Let-cord apologists are not stupid. They know that decorum is an essential part of tennis.
Whoosh! One of tennis's quirkiest traditions always seems to go right over the head of the casual observer. But for the tried-and-true tennis fan, the real intrigue lies in the subtlety. Winning and losing is too black and white for the fans who watch tennis the way a gallery-goer inspects a fine Impressionist-era painting, so when we see a player raise his racquet and nod timidly towards his foe after being aided by a let-cord, we know we're in the right museum -- the one where respect takes precedent over hot-dogging; the one where saying sorry isn't taboo.

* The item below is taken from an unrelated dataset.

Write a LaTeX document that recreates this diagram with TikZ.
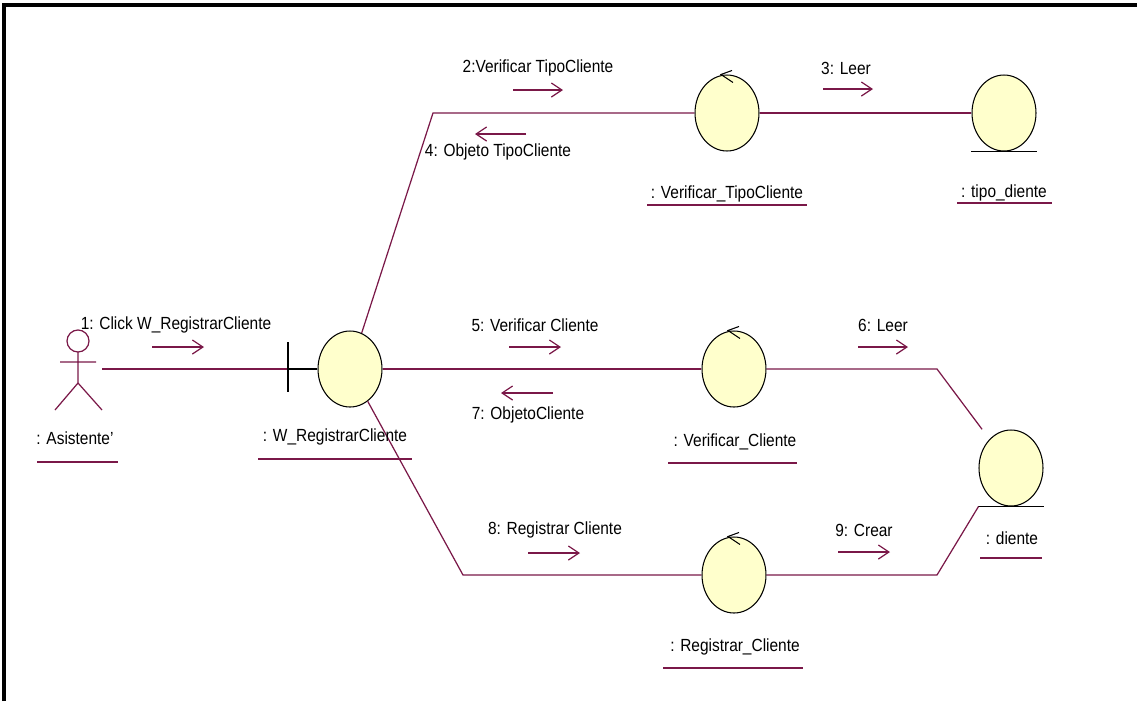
\documentclass[tikz,border=0pt]{standalone}
\usepackage{fontspec}
\setmainfont{Liberation Sans}[FakeStretch=0.88]
\usetikzlibrary{shapes.geometric,arrows.meta,calc}

\definecolor{lnk}{RGB}{122,24,72}
\definecolor{objfill}{RGB}{255,255,204}

\tikzset{
  obj/.style={ellipse,draw=black,fill=objfill,line width=0.6pt,minimum width=1.28cm,minimum height=1.52cm,inner sep=0pt},
  lbl/.style={font=\fontsize{10}{11}\selectfont,inner sep=1pt},
  link/.style={draw=lnk,line width=0.7pt},
  msg/.style={draw=lnk,line width=0.7pt,-{Straight Barb[length=6pt,width=8pt]}},
  uline/.style={draw=lnk,line width=0.8pt}
}
\newcommand{\ctrlmark}[1]{\draw[line width=0.6pt] ($(#1.north)+(6,8)$) -- ($(#1.north)+(-6,0)$) -- ($(#1.north)+(5,-4)$);}
\newcommand{\entbase}[1]{\draw[line width=0.8pt] (#1.south -| #1.west) -- (#1.south -| #1.east);}

\begin{document}
\begin{tikzpicture}[x=0.02cm,y=-0.02cm]
    \useasboundingbox (0,0) rectangle (1137,701);
    \draw[line width=2.6pt] (4,701) -- (4,5) -- (1137,5);

    \coordinate (actR) at (102,369);
    \coordinate (bar) at (288,369);
    \coordinate (c1) at (433,113);
    \coordinate (c2) at (937,369);
    \coordinate (c4) at (463,575);
    \coordinate (c5) at (937,575);

    \draw[link] (78,341) circle (11);
    \draw[link] (78,352) -- (78,383) -- (55,410) (78,383) -- (102,410) (60,362) -- (96,362);

    \node[obj] (W) at (350,369) {};
    \node[obj] (VTC) at (727,113) {};
    \node[obj] (TC) at (1004,113) {};
    \node[obj] (VC) at (734,369) {};
    \node[obj] (CL) at (1011,468) {};
    \node[obj] (RC) at (734,575) {};
    \ctrlmark{VTC}
    \ctrlmark{VC}
    \ctrlmark{RC}
    \entbase{TC}
    \entbase{CL}

    \draw[link] (actR) -- (bar);
    \draw[line width=0.7pt] (bar) -- (W);
    \draw[line width=0.8pt] (288,342) -- (288,392);
    \draw[link] (W) -- (c1) -- (VTC);
    \draw[link] (VTC) -- (TC);
    \draw[link] (W) -- (VC);
    \draw[link,shorten >=7pt] (VC) -- (c2) -- (CL);
    \draw[link] (W) -- (c4) -- (RC);
    \draw[link] (RC) -- (c5) -- (CL.south -| CL.west);

    \node[lbl] (lA) at (75,438) {: Asistente'};
    \node[lbl] (lW) at (335,437) {: W\_RegistrarCliente};
    \node[lbl] (lVTC) at (727,194) {: Verificar\_TipoCliente};
    \node[lbl] (lTC) at (1004,193) {: tipo\_diente};
    \node[lbl] (lVC) at (735,442) {: Verificar\_Cliente};
    \node[lbl] (lCL) at (1012,538) {: diente};
    \node[lbl] (lRC) at (735,647) {: Registrar\_Cliente};
    \draw[uline] (37,462) -- (118,462);
    \draw[uline] (258,459) -- (412,459);
    \draw[uline] (647,205) -- (807,205);
    \draw[uline] (957,203) -- (1052,203);
    \draw[uline] (668,463) -- (797,463);
    \draw[uline] (980,558) -- (1042,558);
    \draw[uline] (663,668) -- (803,668);

    \node[lbl] (m1) at (176,325) {1: Click W\_RegistrarCliente};
    \node[lbl] (m2) at (538,68) {2:Verificar TipoCliente};
    \node[lbl] (m3) at (846,68) {3: Leer};
    \node[lbl] (m4) at (498,152) {4: Objeto TipoCliente};
    \node[lbl] (m5) at (535,325) {5: Verificar Cliente};
    \node[lbl] (m6) at (883,325) {6: Leer};
    \node[lbl] (m7) at (528,415) {7: ObjetoCliente};
    \node[lbl] (m8) at (555,530) {8: Registrar Cliente};
    \node[lbl] (m9) at (864,530) {9: Crear};
    \draw[msg] ($(m1)+(-24,22)$) -- ++(52,0);
    \draw[msg] ($(m2)+(-25,22)$) -- ++(50,0);
    \draw[msg] ($(m3)+(-23,21)$) -- ++(50,0);
    \draw[msg] ($(m4)+(28,-18)$) -- ++(-51,0);
    \draw[msg] ($(m5)+(-26,22)$) -- ++(52,0);
    \draw[msg] ($(m6)+(-25,22)$) -- ++(50,0);
    \draw[msg] ($(m7)+(25,-22)$) -- ++(-52,0);
    \draw[msg] ($(m8)+(-27,23)$) -- ++(52,0);
    \draw[msg] ($(m9)+(-26,22)$) -- ++(52,0);
\end{tikzpicture}
\end{document}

It's a beautiful thing, and its beauty lies hidden, cleverly concealed in the context of the match and the refined traditions of the game. Like errant lines of color that cast shadows on an otherwise minimalist piece, the gestures of tennis players can also be inspected for more than form, more than technique, more than smashtastic winner ratios and first-serve percentages and speeds.
The merits of let-cord apologies have long been debated, and the tradition itself is somewhat paradoxical. On the surface it might seem inane, even robotic or cruel, but when you think about what the gesture is intended to mean -- and what it means when it is actuated properly, with full respect -- it is one of the things that makes tennis such a unique sport.
And, yes, it is most certainly an art.
Think about it: Can you ever imagine a baseball player apologizing for a broken-bat double that drives in a run? Or a football player who swipes a pass that had just bounced off his own helmet and takes it into the end-zone? Or a soccer player who has just taken advantage of an own goal to take a lead just before halftime?
Of course not. It's a cutthroat dog-eat-dog world that we play and watch our sports in, and the object of the game is to win, win, win, because it's all about me, me, me at the end of the day.
Wrong. At least if you're a tennis player it is. Because the game of tennis is a game played by well-mannered gentlemen and ladies, and, being well-mannered gentlemen and ladies, they follow a code of ethics that is different from the ones that govern all the other sports. While other professional athletes take what they can get and step on their opponent's jugulars once they've gotten it, the tennis player displays a rare and precious empathy for his or her opponents. When they feel pain their opponent too feels their pain, and when they've won a point with the assistance of a let-chord, they give them that classic gesture that says "sorry, dude, I got lucky there, and I know it."
To some players the gesture is a mere afterthought, a required necessity. The discerning fans always know who these players are, and we find ourselves wishing that these players understood the code like the true "artistes" of the gesture do.
To others, the opportunity to say they are sorry is a time to shine in an emotionally available sort of way. And these are the moments where the discerning fan is rewarded for being such a connoisseur of let-cord apologists. For when the let-cord offender gives that heartfelt look -- the one that says, "ah, dude, we're battling out here, but the heat of the moment will never be bigger than the respect I have for you" -- we are bearing witness to the art form at its finest.
Tennis is a game of respect. It may seem an anachronistic concept to some, given that we live in a self-centered egocentric world that revolves incessantly around the winner; but to the people who find ecstasy in the details, the art of let-cord apologies is the thing that will forever set tennis apart from the rest of the sports.